Em tempos de crise, são cada vez mais as pessoas que querem reaver bens e dinheiro de maneira rápida e justa. Mas as pessoas têm cada vez menos bens que possam ser penhorados.
Quem o diz, sob anonimato e à Renascença, é um solicitador de execução, uma profissão em ascensão, pois é quem ajuda a cumprir as decisões dos tribunais executivos, que sentenciam penhoras de bens ou salários e fazem a justiça em casos entre quem deixou de pagar e quem ficou com prejuízo.
“Cada vez é mais difícil encontrar bens para penhorar”, afirma.
Só no último ano, os agentes de execução tiveram em mãos mais de 255 mil processos. Mesmo assim, menos 10 mil do que em 2011.
São, na sua maioria, casos de falta de pagamento de rendas, condomínios, falta de pagamentos aos bancos, falhas no pagamento da água, luz e telecomunicações. No total, os valores em cobrança rondavam no último ano os cinco ou seis mil milhões de euros.
Para tentar agir o mais rápido possível, os solicitadores de execução aguardam mudanças: “Esperemos que as penhoras de saldos bancários se tornem uma solução efectiva. Até agora, temos de ter um despacho judicial para realizar esta penhora”.
JUSTIÇA POUCO ACESSÍVEL
Numa altura em que toda a gente quer reaver bens e dinheiro em falta, não é fácil recorrer à justiça.
“É relativamente caro e há um fenómeno que é desmotivar que sejam intentados processos de valores extramente reduzidos”, afirma o solicitador anónimo, explicando: “alguém que tenha uma dívida de 200 ou 400 euros, tem de ponderar seriamente se avança para o processo executivo. Para dar entrada ao processo, tem de pagar uma taxa de justiça que são 22,25 euros e pagar ao agente de execução 127,5 euros”.
O recurso aos tribunais não está, portanto, ao alcance de todos os bolsos, sendo que o processo pode terminar perante a falta de bens para penhorar.
A Renascença foi também ao encontro de quem está a braços com um caso nos tribunais, para tentar perceber como correm as coisas e que adjectivos são hoje usados para descrever a justiça.
No Campus da Justiça, em Lisboa, “Cecília Melo” tenta, desorientada, encontrar o tribunal que consta da notificação que recebeu em casa. Aos 80 anos, enfrenta aquilo que jamais esperou: uma penhora que lhe retira todos os meses uns euros à reforma desde 2007.

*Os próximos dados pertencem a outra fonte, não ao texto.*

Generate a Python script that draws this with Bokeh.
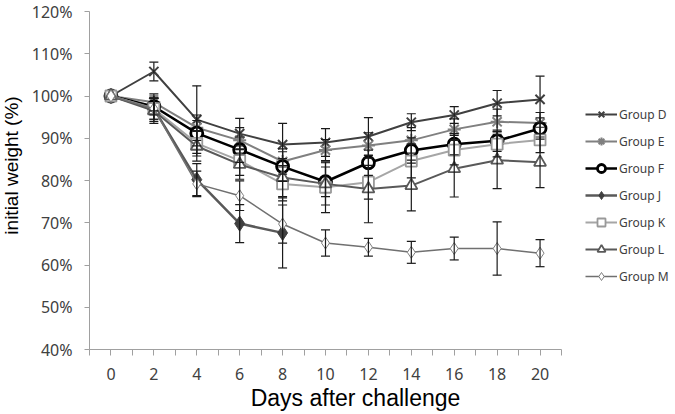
from bokeh.plotting import figure
from bokeh.models import (Range1d, FixedTicker, PrintfTickFormatter, Legend, LegendItem,
                          ColumnDataSource, Whisker, TeeHead, Label)
from bokeh.embed import file_html
from bokeh.resources import INLINE
import math

days = [0, 2, 4, 6, 8, 10, 12, 14, 16, 18, 20]
days_j = [0, 2, 4, 6, 8]

group_d = [100, 105.8, 94.4, 91.1, 88.5, 89.0, 90.4, 93.8, 95.5, 98.3, 99.2]
err_d = [0, 2.2, 8.0, 3.6, 5.0, 3.3, 4.5, 2.0, 2.0, 3.0, 5.5]
group_e = [100, 98.5, 92.5, 89.5, 84.5, 87.2, 88.3, 89.5, 92.1, 93.9, 93.6]
err_e = [0, 2.0, 3.0, 3.0, 3.0, 2.5, 3.0, 3.0, 2.5, 3.0, 2.5]
group_f = [100, 97.5, 91.2, 87.3, 83.3, 79.7, 84.2, 87.1, 88.6, 89.4, 92.3]
err_f = [0, 2.0, 3.0, 3.0, 3.5, 3.5, 3.0, 3.0, 2.5, 2.5, 2.5]
group_j = [100, 97.0, 80.2, 69.8, 67.6]
err_j = [0, 3.0, 3.8, 4.5, 8.3]
group_k = [100, 97.0, 88.8, 84.7, 79.2, 78.4, 79.6, 84.6, 87.2, 88.6, 89.6]
err_k = [0, 2.5, 3.0, 3.5, 4.0, 6.0, 4.0, 4.0, 3.5, 3.0, 3.0]
group_l = [100, 96.5, 88.1, 83.8, 80.7, 79.2, 78.0, 78.8, 82.8, 84.8, 84.3]
err_l = [0, 3.0, 3.5, 3.5, 4.5, 5.0, 8.0, 6.0, 6.7, 6.7, 6.0]
group_m = [100, 97.0, 79.2, 76.4, 69.7, 65.2, 64.2, 63.0, 63.9, 63.9, 62.8]
err_m = [0, 2.5, 3.0, 3.5, 4.5, 3.1, 2.1, 2.6, 2.7, 6.3, 3.2]

y_ticks = [40, 50, 60, 70, 80, 90, 100, 110, 120]
x_tick_labels = ["0", "2", "4", "6", "8", "10", "12", "14", "16", "18", "20"]

x_label = "Days after challenge"
y_label = "initial weight (%)"

W, H = 675, 414
# data <-> pixel layout (axis from x=89..561 px for days -1..21, y=11..349 px for 120..40 %)
px_day = (561 - 89) / 22.0
px_pct = (349 - 11) / 80.0
x0 = -1 - 89 / px_day
x1 = 21 + (W - 561) / px_day
y1 = 120 + 11 / px_pct
y0 = 40 - (H - 349) / px_pct

p = figure(width=W, height=H, output_backend="svg", toolbar_location=None,
           x_range=Range1d(x0, x1), y_range=Range1d(y0, y1),
           min_border=0, min_border_left=0, min_border_right=0,
           min_border_top=0, min_border_bottom=0)
p.outline_line_color = None
p.xgrid.visible = False
p.ygrid.visible = False
p.background_fill_color = "white"
p.border_fill_color = "white"

axis_col = "#a0a0a0"
tick_font = "Noto Sans"

# y axis
p.yaxis.fixed_location = -1
p.yaxis.bounds = (40, 120)
p.yaxis.ticker = FixedTicker(ticks=y_ticks)
p.yaxis.formatter = PrintfTickFormatter(format="%d%%")
p.yaxis.axis_line_color = axis_col
p.yaxis.major_tick_line_color = axis_col
p.yaxis.major_tick_out = 5
p.yaxis.major_tick_in = 0
p.yaxis.minor_tick_line_color = None
p.yaxis.major_label_text_font = tick_font
p.yaxis.major_label_text_font_size = "16px"
p.yaxis.major_label_text_color = "#404040"
p.yaxis.major_label_standoff = 12

# x axis
xt = list(range(-1, 22))
p.xaxis.fixed_location = 40
p.xaxis.bounds = (-1, 21)
p.xaxis.ticker = FixedTicker(ticks=xt)
overrides = {}
for t in xt:
    overrides[t] = ""
for d, lab in zip(days, x_tick_labels):
    overrides[d] = lab
p.xaxis.major_label_overrides = overrides
p.xaxis.axis_line_color = axis_col
p.xaxis.major_tick_line_color = axis_col
p.xaxis.major_tick_out = 6
p.xaxis.major_tick_in = 0
p.xaxis.minor_tick_line_color = None
p.xaxis.major_label_text_font = tick_font
p.xaxis.major_label_text_font_size = "16px"
p.xaxis.major_label_text_color = "#404040"
p.xaxis.major_label_standoff = 12

series = [
    ("Group D", days, group_d, err_d, dict(line_color="#404040", line_width=2),
     dict(marker="x", size=13, line_color="#404040", line_width=2, fill_color=None)),
    ("Group E", days, group_e, err_e, dict(line_color="#808080", line_width=2),
     dict(marker="asterisk", size=13, line_color="#808080", line_width=2, fill_color=None)),
    ("Group F", days, group_f, err_f, dict(line_color="#000000", line_width=2.5),
     dict(marker="circle", size=12, line_color="#000000", line_width=2.8, fill_color="white")),
    ("Group J", days_j, group_j, err_j, dict(line_color="#595959", line_width=2.5),
     dict(marker="diamond", size=15, line_color="#404040", line_width=1, fill_color="#404040")),
    ("Group K", days, group_k, err_k, dict(line_color="#a6a6a6", line_width=2),
     dict(marker="square", size=11, line_color="#999999", line_width=1.8, fill_color="white")),
    ("Group L", days, group_l, err_l, dict(line_color="#595959", line_width=2),
     dict(marker="triangle", size=12, line_color="#595959", line_width=1.8, fill_color="white")),
    ("Group M", days, group_m, err_m, dict(line_color="#707070", line_width=1.5),
     dict(marker="diamond", size=12, line_color="#808080", line_width=1, fill_color="white")),
]

items = []
for name, xs, ys, es, lkw, mkw in series:
    ln = p.line(xs, ys, **lkw)
    sc = p.scatter(xs, ys, **mkw)
    items.append(LegendItem(label=name, renderers=[ln, sc]))
    bx, bu, bl = [], [], []
    for x, y, e in zip(xs, ys, es):
        if e > 0:
            bx.append(x)
            bu.append(y + e)
            bl.append(y - e)
    src = ColumnDataSource(data=dict(base=bx, upper=bu, lower=bl))
    w = Whisker(source=src, base="base", upper="upper", lower="lower", dimension="height",
                line_color="#1a1a1a", line_width=1.2, level="overlay",
                upper_head=TeeHead(size=9, line_color="#1a1a1a", line_width=1.2),
                lower_head=TeeHead(size=9, line_color="#1a1a1a", line_width=1.2))
    p.add_layout(w)

legend = Legend(items=items, location=(585, 128), orientation="vertical",
                glyph_width=32, glyph_height=20, label_height=20, spacing=7,
                label_standoff=2, padding=0, margin=0,
                label_text_font=tick_font, label_text_font_size="12px",
                label_text_color="#404040",
                border_line_color=None, background_fill_alpha=0)
p.add_layout(legend, "center")

p.add_layout(Label(x=(355 - 89) / px_day - 1, y=120 - (397 - 11) / px_pct, text=x_label,
                   text_align="center", text_baseline="middle", text_font="Liberation Sans",
                   text_font_size="23px", text_color="black"))
p.add_layout(Label(x=(11 - 89) / px_day - 1, y=120 - (165 - 11) / px_pct, text=y_label,
                   text_align="center", text_baseline="middle", angle=math.pi / 2,
                   text_font="Liberation Sans", text_font_size="19px", text_color="black"))

open("out.html", "w").write(file_html(p, INLINE))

“Um solicitador, que me tirou da conta, sem mais nem menos, 17 mil euros. E continua a tirar. Hipotecou o meu andar e não sei porque é que me foi lá buscar o dinheiro. Era sobre dívidas, no meu andar, de 2003 e 2004 e eu comprei o andar em Abril de 2005”, explica.
Conta que escreveu desesperada ao tribunal a pedir ajuda. A fúria do desamparo levou-a a dirigir uma carta pouco simpática à juíza, que a sentou no banco dos réus com um processo.
Ainda no Campus da Justiça, uma testemunha sai do tribunal, depois de uma hora e meia à espera… para nada.
“Já tinha vindo testemunhar neste processo. Chamaram-me novamente, estive aqui hora e meia e fui dispensada. Já vim aqui, ao mesmo processo, três vezes”, conta.
Do lado “técnico, a investigadora do Centro de Estudos Sociais da Universidade de Coimbra e coordenadora executiva do Observatório Permanente da Justiça Conceição Gomes admite que, “apesar de tantas mudanças que ocorreram na sociedade, com computadores e novas tecnologias, [a justiça portuguesa] funciona da mesma maneira que há 30 anos”.
A justiça continua, assim, a ser descrita com adjectivos negativos, apesar das reformas que tem vindo a sofrer.
A sessão solene de abertura do ano judicial decorre esta quarta-feira, numa cerimónia em que tem a Procuradora-Geral da República, Joana Marques Vidal, o presidente do Supremo Tribunal de Justiça, Noronha do Nascimento, como protagonistas.